Marinus prepares, the clerk expects, an erudite and arcane reply. “Yes.”
“Then where” —Jacbon indicates the pious, profane skeleton— “is it?”
“The soul is a verb.” He impales a lit candle on a spike. “Not a noun.”
Eelattu brings two beakers of bitter beer and sweet dried figs.

The Thousand Autumns of Jacob de Zoet, David Mitchell (p. 146)

So it’s autumn again, I’m unemployed & adrift in western Michigan, there’s applesauce boiling on the stove. Cut grass, fallen leaves, cicadas humming — I’m even driving cars now. Midwestern reversion. Parking lots, no bakeries within walking distance. Silver lining: I’ve got plenty of spare time to catch up on my reading list.

Mitchell, then. I finished this a week or two ago, after finally getting my hands on a copy. It was checked out & reserved for weeks in the local library, all branches, which I find kind of heartening — he’s not on the cover of Time, but Mitchell’s a writer of literary fiction who has maybe penetrated the cultural conversation.

I like this passage for a couple of reasons: the nice, epigraphical kicker, eminently quotable, almost a punchline; the necessary (there’s a reason I scanned the page) illustration, which is the sort of thing that crops up from time to time throughout; and, lastly, the way it showcases the book’s unusual rhythms.

Look at those line breaks — practically every sentence, breaking even in the middle of a thought. So heavily syncopated that when I read this I hear jazz in my head. Granular detail is unfailingly interspersed, & the way the lines are broken means that every line is not only a kind of self-sufficient, fully populated world, it also seems to be happening at the same time as the action it interrupts.

Critics (1) are writing that this is Mitchell doing straight historical realism, no formalist innovation involved, but I think they’re not paying attention. The writing isn’t just limpid & well-wrought, although it is that. Mitchell’s not being as showy as in Cloudy Atlas, sure, but something about the prose here — its idiosyncratic atomic structure, the way it shifts voice & narrative perspective, its flashes of what I’ll call for brevity’s sake magical realism —  has a very thought-out determinism that only superficially resembles something as similar in theory as, I don’t know, James Clavell’s Shogun. And Mitchell has hinted at readings that this is the first in a trilogy spanning centuries, which, potentially, makes it not a ‘straight-up realist’ outlier, but instead Cloud Atlas writ large. (2)
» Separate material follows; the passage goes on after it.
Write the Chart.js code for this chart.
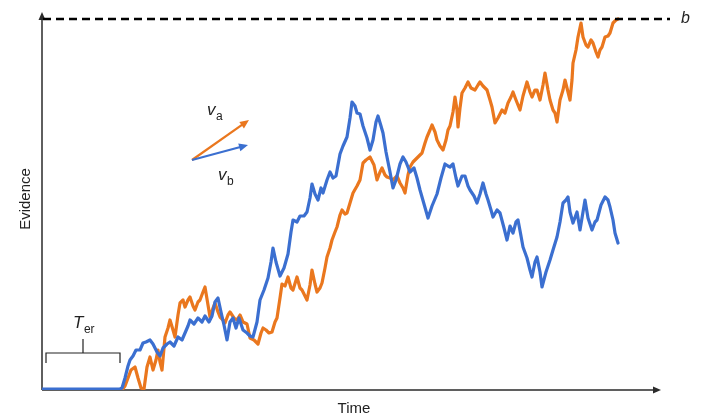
<!DOCTYPE html>
<html>
<head>
<meta charset="utf-8">
<script src="https://cdn.jsdelivr.net/npm/chart.js@4/dist/chart.umd.min.js"></script>
<style>
  html, body { margin: 0; padding: 0; background: #fff; }
  #wrap { width: 703px; height: 416px; }
</style>
</head>
<body>
<div id="wrap"><canvas id="ddm-chart" width="703" height="416"></canvas></div>
<script>
// Two accumulator traces of a race model (time vs. evidence)
const tBlue = [0, 78, 80, 83, 86, 88, 91, 94, 98, 101, 104, 108, 111, 115, 118, 121, 125, 128, 132, 136,
  140, 143, 146, 148, 152, 156, 160, 163, 167, 170, 173, 176, 179, 182, 185, 188, 191, 194, 197, 201,
  205, 208, 211, 215, 218, 222, 226, 229, 231, 234, 238, 242, 246, 249, 251, 255, 258, 262, 265, 268,
  270, 273, 276, 279, 281, 285, 288, 291, 294, 298, 301, 305, 308, 310, 313, 315, 318, 321, 325, 328,
  331, 334, 336, 339, 341, 344, 348, 351, 354, 358, 361, 364, 368, 372, 375, 378, 382, 386, 390, 395,
  399, 403, 406, 408, 411, 414, 416, 420, 423, 426, 428, 432, 435, 438, 441, 444, 446, 449, 451, 455,
  458, 462, 465, 468, 471, 474, 476, 479, 481, 485, 488, 490, 493, 495, 498, 500, 504, 508, 511, 515,
  518, 521, 524, 526, 528, 531, 535, 538, 541, 543, 546, 550, 553, 555, 559, 563, 566, 568, 571, 573, 576];
const eBlue = [1, 1, 2, 12, 24, 30, 34, 40, 40, 47, 48, 50, 46, 38, 34, 42, 46, 48, 44, 53,
  50, 57, 64, 70, 66, 72, 68, 74, 68, 74, 88, 92, 78, 65, 50, 68, 72, 62, 72, 60,
  57, 54, 53, 68, 90, 100, 112, 128, 142, 128, 114, 122, 136, 158, 170, 168, 174, 174, 178, 192,
  206, 196, 190, 202, 197, 210, 218, 212, 214, 236, 244, 253, 272, 288, 284, 277, 276, 264, 252, 240,
  250, 268, 274, 264, 257, 238, 218, 202, 210, 226, 233, 228, 218, 222, 212, 200, 186, 172, 184, 196,
  212, 226, 224, 223, 226, 212, 204, 214, 214, 204, 200, 194, 187, 196, 207, 196, 190, 180, 173, 180,
  177, 162, 150, 164, 157, 168, 170, 154, 143, 132, 120, 113, 128, 133, 118, 103, 118, 130, 140, 153,
  168, 187, 190, 193, 178, 167, 178, 160, 178, 190, 172, 160, 168, 170, 185, 193, 190, 183, 170, 157, 147];

const tOrange = [0, 80, 83, 86, 89, 93, 96, 99, 102, 105, 108, 111, 114, 116, 118, 120, 123, 126, 128, 131,
  133, 136, 138, 141, 143, 146, 148, 151, 153, 156, 158, 161, 163, 166, 168, 171, 173, 176, 178, 181,
  183, 186, 188, 192, 195, 198, 201, 205, 208, 212, 216, 219, 221, 224, 227, 230, 233, 235, 238, 240,
  243, 246, 249, 251, 255, 258, 260, 263, 265, 268, 270, 273, 275, 278, 280, 283, 285, 288, 290, 293,
  295, 298, 300, 303, 305, 308, 311, 315, 318, 321, 324, 328, 332, 335, 338, 340, 343, 345, 348, 351,
  355, 358, 361, 363, 366, 368, 371, 373, 377, 380, 383, 385, 388, 390, 393, 395, 398, 401, 404, 406,
  408, 411, 413, 415, 416, 418, 420, 423, 426, 429, 433, 436, 438, 441, 445, 448, 450, 453, 456, 460,
  463, 466, 469, 471, 474, 478, 481, 485, 488, 490, 493, 495, 498, 501, 503, 506, 508, 511, 513, 515,
  518, 521, 523, 526, 528, 530, 531, 534, 536, 539, 541, 544, 546, 549, 551, 554, 556, 558, 560, 563,
  566, 568, 571, 574, 576];
const eOrange = [0, 0, 4, 12, 20, 23, 12, 2, 1, 23, 33, 20, 30, 40, 28, 20, 53, 62, 70, 60,
  53, 75, 87, 90, 83, 90, 93, 84, 80, 88, 90, 98, 103, 85, 73, 82, 87, 78, 73, 70,
  67, 75, 78, 72, 70, 75, 68, 66, 52, 50, 46, 57, 62, 60, 57, 58, 68, 72, 92, 106,
  104, 113, 102, 100, 113, 102, 100, 94, 90, 105, 120, 106, 98, 102, 107, 122, 133, 142, 150, 158,
  163, 175, 180, 176, 177, 187, 197, 204, 210, 227, 230, 233, 225, 210, 218, 222, 215, 213, 212, 210,
  214, 207, 202, 197, 215, 223, 228, 230, 234, 237, 247, 253, 260, 265, 258, 250, 244, 240, 250, 260,
  264, 278, 293, 280, 263, 282, 297, 302, 308, 302, 300, 305, 308, 304, 300, 290, 283, 267, 272, 280,
  277, 287, 293, 298, 290, 280, 294, 308, 298, 293, 300, 300, 290, 305, 317, 300, 290, 280, 277, 268,
  290, 300, 310, 298, 290, 310, 327, 340, 353, 367, 353, 345, 343, 350, 347, 338, 333, 340, 343, 353,
  354, 357, 367, 370, 371];

// Decision bound and axis extents (same units as the traces)
const bound = 371;
const timeMax = 620;
const evidenceMax = 378;
const nonDecision = [4, 78];     // T_er bracket span
const driftStart = [150, 230];
const driftA = [207, 270];
const driftB = [206, 245];

const BLUE = '#3b6fd0';
const ORANGE = '#ea771e';
const AXIS = '#2b2b2b';
const FONT = "'Liberation Sans', Arial, sans-serif";

function arrowHead(ctx, x1, y1, x2, y2, len, half, color) {
  const a = Math.atan2(y2 - y1, x2 - x1);
  ctx.save();
  ctx.fillStyle = color;
  ctx.beginPath();
  ctx.moveTo(x2, y2);
  ctx.lineTo(x2 - len * Math.cos(a) + half * Math.sin(a), y2 - len * Math.sin(a) - half * Math.cos(a));
  ctx.lineTo(x2 - len * Math.cos(a) - half * Math.sin(a), y2 - len * Math.sin(a) + half * Math.cos(a));
  ctx.closePath();
  ctx.fill();
  ctx.restore();
}

function subLabel(ctx, main, sub, x, y, size) {
  // italic symbol with an upright subscript, x is the left edge
  ctx.font = 'italic ' + size + 'px ' + FONT;
  ctx.textAlign = 'left';
  ctx.textBaseline = 'alphabetic';
  ctx.fillText(main, x, y);
  const w = ctx.measureText(main).width;
  ctx.font = Math.round(size * 0.72) + 'px ' + FONT;
  ctx.fillText(sub, x + w + 0.5, y + size * 0.28);
}

const overlay = {
  id: 'overlay',
  beforeDatasetsDraw(chart) {
    const { ctx, scales: { x, y } } = chart;
    const x0 = x.getPixelForValue(0), y0 = y.getPixelForValue(0);
    const xEnd = x.getPixelForValue(timeMax - 1), yTop = y.getPixelForValue(evidenceMax);
    ctx.save();
    ctx.strokeStyle = AXIS;
    ctx.lineWidth = 1.5;
    ctx.beginPath();
    ctx.moveTo(x0, y0);
    ctx.lineTo(xEnd - 4, y0);
    ctx.moveTo(x0, y0);
    ctx.lineTo(x0, yTop + 4);
    ctx.stroke();
    ctx.restore();
    arrowHead(ctx, x0, y0, xEnd, y0, 8, 3.5, AXIS);
    arrowHead(ctx, x0, y0, x0, yTop, 8, 3.5, AXIS);
  },
  afterDatasetsDraw(chart) {
    const { ctx, scales: { x, y } } = chart;
    ctx.save();

    // decision bound b
    const yb = y.getPixelForValue(bound);
    ctx.strokeStyle = '#000';
    ctx.lineWidth = 2.4;
    ctx.setLineDash([8, 5]);
    ctx.beginPath();
    ctx.moveTo(x.getPixelForValue(1), yb);
    ctx.lineTo(x.getPixelForValue(628), yb);
    ctx.stroke();
    ctx.setLineDash([]);
    ctx.fillStyle = '#222';
    ctx.font = 'italic 16px ' + FONT;
    ctx.textAlign = 'left';
    ctx.textBaseline = 'middle';
    ctx.fillText('b', x.getPixelForValue(639), yb);

    // axis titles
    ctx.font = '15px ' + FONT;
    ctx.textAlign = 'center';
    ctx.textBaseline = 'middle';
    ctx.fillText('Time', x.getPixelForValue(312), 409);
    ctx.save();
    ctx.translate(26, y.getPixelForValue(191));
    ctx.rotate(-Math.PI / 2);
    ctx.fillText('Evidence', 0, 0);
    ctx.restore();

    // non-decision time bracket
    const bl = x.getPixelForValue(nonDecision[0]), br = x.getPixelForValue(nonDecision[1]);
    const bm = (bl + br) / 2;
    const by = y.getPixelForValue(37);
    ctx.strokeStyle = '#222';
    ctx.lineWidth = 1.2;
    ctx.beginPath();
    ctx.moveTo(bl, y.getPixelForValue(27));
    ctx.lineTo(bl, by);
    ctx.lineTo(br, by);
    ctx.lineTo(br, y.getPixelForValue(27));
    ctx.moveTo(bm, by);
    ctx.lineTo(bm, y.getPixelForValue(51));
    ctx.stroke();
    ctx.fillStyle = '#222';
    subLabel(ctx, 'T', 'er', bm - 10, y.getPixelForValue(62), 17);

    // drift-rate vectors
    const sx = x.getPixelForValue(driftStart[0]), sy = y.getPixelForValue(driftStart[1]);
    [[driftA, ORANGE], [driftB, BLUE]].forEach(([end, col]) => {
      const ex = x.getPixelForValue(end[0]), ey = y.getPixelForValue(end[1]);
      const a = Math.atan2(ey - sy, ex - sx);
      ctx.strokeStyle = col;
      ctx.lineWidth = 2.2;
      ctx.beginPath();
      ctx.moveTo(sx, sy);
      ctx.lineTo(ex - 6 * Math.cos(a), ey - 6 * Math.sin(a));
      ctx.stroke();
      arrowHead(ctx, sx, sy, ex, ey, 9, 4, col);
    });
    ctx.fillStyle = '#222';
    subLabel(ctx, 'v', 'a', x.getPixelForValue(165), y.getPixelForValue(275), 17);
    subLabel(ctx, 'v', 'b', x.getPixelForValue(176), y.getPixelForValue(210), 17);

    ctx.restore();
  }
};

const pts = (ts, es) => ts.map((t, i) => ({ x: t, y: es[i] }));

new Chart(document.getElementById('ddm-chart'), {
  type: 'line',
  data: {
    datasets: [
      { label: 'b', data: pts(tBlue, eBlue), borderColor: BLUE, borderWidth: 3.2 },
      { label: 'a', data: pts(tOrange, eOrange), borderColor: ORANGE, borderWidth: 3.2 }
    ]
  },
  options: {
    responsive: false,
    animation: false,
    layout: { padding: { left: 42, right: 41, top: 12, bottom: 26 } },
    elements: { point: { radius: 0 }, line: { tension: 0, borderJoinStyle: 'round', borderCapStyle: 'round' } },
    plugins: { legend: { display: false }, tooltip: { enabled: false } },
    scales: {
      x: { type: 'linear', display: false, min: 0, max: timeMax },
      y: { type: 'linear', display: false, min: 0, max: evidenceMax }
    }
  },
  plugins: [overlay]
});
</script>
</body>
</html>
1. Dave Eggers writes in his New York Times review: “This new book is a straight-up, linear, third-person historical novel . . .” And James Wood echoes that (“a formidable marvel . . . [but] still a conventional historical novel,”) in an irritating New Yorker essay that I’ll address, I hope, sometime in the next couple of weeks

2. Capital: At a reading in the West Village, “Mitchell announced news that he claimed he hadn’t even yet shared with his publisher: that Jacob de Zoet will be followed by two more books dealing with the theme of immortality and delving further into the realm of speculative fiction . . .”

2 Responses to “A thousand autumns”

  1. Cordelia Says:

    Just catching up, and found myself under “embalmed ones.” So I have nerve asking, but what are you up to these days ?

  2. kapitan nut Says:

    Reading you, listening to Hong Kong. feels like mourning, a bit, being so unsophisticated

    I really, really love your style.